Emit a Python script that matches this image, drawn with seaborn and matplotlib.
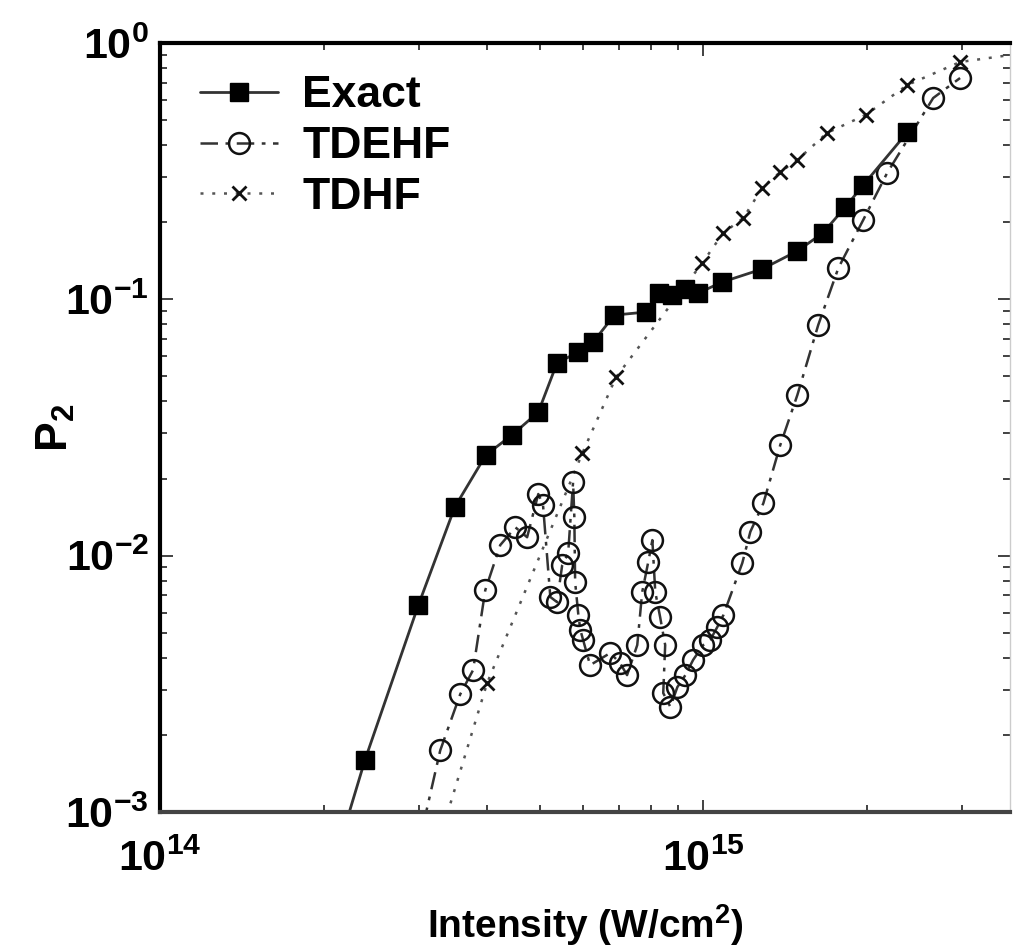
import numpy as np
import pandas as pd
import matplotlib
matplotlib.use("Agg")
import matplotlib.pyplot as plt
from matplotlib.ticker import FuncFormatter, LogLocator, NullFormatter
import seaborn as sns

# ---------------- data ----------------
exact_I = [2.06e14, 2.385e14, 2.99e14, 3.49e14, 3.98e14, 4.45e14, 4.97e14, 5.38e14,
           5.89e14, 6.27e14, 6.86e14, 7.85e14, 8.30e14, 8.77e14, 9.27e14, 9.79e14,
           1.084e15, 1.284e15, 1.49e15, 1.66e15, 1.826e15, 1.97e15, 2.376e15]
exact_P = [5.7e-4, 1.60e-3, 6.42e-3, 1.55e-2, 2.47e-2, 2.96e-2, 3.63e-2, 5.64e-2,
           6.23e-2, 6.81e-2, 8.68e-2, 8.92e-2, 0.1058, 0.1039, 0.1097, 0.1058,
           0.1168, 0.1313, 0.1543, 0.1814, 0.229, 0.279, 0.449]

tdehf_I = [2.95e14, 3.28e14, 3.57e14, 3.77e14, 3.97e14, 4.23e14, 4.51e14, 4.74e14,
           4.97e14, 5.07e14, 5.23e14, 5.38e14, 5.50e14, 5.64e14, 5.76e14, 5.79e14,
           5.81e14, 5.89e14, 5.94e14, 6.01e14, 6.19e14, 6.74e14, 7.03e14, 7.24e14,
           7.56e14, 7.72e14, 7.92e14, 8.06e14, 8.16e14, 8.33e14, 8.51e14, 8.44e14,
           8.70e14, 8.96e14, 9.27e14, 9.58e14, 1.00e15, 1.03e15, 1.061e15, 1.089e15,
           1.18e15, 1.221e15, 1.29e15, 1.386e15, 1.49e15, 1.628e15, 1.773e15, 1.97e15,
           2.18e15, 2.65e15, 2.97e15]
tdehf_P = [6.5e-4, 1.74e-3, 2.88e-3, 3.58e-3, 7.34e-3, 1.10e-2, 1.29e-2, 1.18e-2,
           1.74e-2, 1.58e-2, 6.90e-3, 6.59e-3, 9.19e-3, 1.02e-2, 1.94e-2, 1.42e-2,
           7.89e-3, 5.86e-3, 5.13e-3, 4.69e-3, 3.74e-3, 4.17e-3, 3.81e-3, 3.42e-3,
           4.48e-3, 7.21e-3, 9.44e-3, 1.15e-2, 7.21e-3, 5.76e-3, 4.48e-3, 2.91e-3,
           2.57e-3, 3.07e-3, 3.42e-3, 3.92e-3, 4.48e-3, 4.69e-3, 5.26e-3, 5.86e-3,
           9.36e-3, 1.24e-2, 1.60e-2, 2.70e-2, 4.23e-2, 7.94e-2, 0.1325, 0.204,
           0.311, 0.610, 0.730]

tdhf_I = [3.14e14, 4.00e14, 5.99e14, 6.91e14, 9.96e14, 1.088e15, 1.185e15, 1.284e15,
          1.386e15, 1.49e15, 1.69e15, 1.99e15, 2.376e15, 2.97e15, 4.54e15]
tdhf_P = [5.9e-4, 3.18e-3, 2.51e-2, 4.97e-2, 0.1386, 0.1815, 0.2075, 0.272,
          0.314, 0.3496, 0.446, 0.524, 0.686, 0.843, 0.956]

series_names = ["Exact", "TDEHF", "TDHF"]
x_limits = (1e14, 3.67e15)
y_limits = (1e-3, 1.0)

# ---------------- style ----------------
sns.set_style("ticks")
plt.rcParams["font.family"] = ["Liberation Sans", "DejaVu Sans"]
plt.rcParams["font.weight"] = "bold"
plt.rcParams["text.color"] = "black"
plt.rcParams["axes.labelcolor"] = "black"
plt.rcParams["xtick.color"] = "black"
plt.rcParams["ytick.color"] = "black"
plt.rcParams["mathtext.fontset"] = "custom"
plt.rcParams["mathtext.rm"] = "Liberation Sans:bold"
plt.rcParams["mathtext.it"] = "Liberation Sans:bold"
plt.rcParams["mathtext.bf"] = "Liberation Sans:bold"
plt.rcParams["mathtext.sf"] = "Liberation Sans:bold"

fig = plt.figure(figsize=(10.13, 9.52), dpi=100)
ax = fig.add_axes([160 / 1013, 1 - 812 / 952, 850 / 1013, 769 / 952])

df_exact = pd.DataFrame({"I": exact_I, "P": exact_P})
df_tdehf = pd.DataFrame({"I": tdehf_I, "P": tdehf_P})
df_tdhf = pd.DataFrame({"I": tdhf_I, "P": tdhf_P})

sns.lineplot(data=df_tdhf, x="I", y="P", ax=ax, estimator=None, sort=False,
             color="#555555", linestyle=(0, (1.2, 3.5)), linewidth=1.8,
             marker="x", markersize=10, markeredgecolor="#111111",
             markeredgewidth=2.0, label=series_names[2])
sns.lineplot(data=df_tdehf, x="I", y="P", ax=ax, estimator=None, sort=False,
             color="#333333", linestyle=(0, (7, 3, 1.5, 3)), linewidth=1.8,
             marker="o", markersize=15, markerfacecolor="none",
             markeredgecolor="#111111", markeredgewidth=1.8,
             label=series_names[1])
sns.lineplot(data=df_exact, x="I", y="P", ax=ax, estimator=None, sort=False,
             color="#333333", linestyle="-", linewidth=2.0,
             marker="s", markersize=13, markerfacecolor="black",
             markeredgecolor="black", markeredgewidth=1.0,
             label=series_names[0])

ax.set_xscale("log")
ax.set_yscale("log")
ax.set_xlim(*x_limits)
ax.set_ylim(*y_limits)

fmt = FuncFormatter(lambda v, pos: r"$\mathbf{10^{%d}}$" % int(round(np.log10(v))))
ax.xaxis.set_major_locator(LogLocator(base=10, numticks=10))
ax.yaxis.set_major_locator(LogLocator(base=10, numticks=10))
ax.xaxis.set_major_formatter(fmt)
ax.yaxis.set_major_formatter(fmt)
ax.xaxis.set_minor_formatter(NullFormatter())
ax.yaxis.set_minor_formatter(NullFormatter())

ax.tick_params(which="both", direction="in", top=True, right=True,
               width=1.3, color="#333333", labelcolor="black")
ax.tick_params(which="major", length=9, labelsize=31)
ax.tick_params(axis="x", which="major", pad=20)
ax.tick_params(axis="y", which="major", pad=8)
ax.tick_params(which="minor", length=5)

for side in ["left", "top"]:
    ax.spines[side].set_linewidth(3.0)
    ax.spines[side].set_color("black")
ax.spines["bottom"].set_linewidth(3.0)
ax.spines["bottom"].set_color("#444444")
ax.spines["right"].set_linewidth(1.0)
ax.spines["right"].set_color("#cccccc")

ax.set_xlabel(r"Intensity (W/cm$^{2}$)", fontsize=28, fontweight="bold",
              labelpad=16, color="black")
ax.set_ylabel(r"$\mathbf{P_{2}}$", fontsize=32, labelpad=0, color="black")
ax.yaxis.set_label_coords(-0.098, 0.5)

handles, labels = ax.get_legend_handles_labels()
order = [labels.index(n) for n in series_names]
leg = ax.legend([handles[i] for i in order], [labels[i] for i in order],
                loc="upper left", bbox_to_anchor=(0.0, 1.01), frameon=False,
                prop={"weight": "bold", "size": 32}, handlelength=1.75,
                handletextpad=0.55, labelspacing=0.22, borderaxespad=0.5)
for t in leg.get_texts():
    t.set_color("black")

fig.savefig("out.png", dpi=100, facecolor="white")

----

(What you need to do) Restate the data word for word from its first line through the line with "import seaborn as sns", leaving out any picture along the way.

(Response)
Emit a Python script that matches this image, drawn with seaborn and matplotlib.
import numpy as np
import pandas as pd
import matplotlib
matplotlib.use("Agg")
import matplotlib.pyplot as plt
from matplotlib.ticker import FuncFormatter, LogLocator, NullFormatter
import seaborn as sns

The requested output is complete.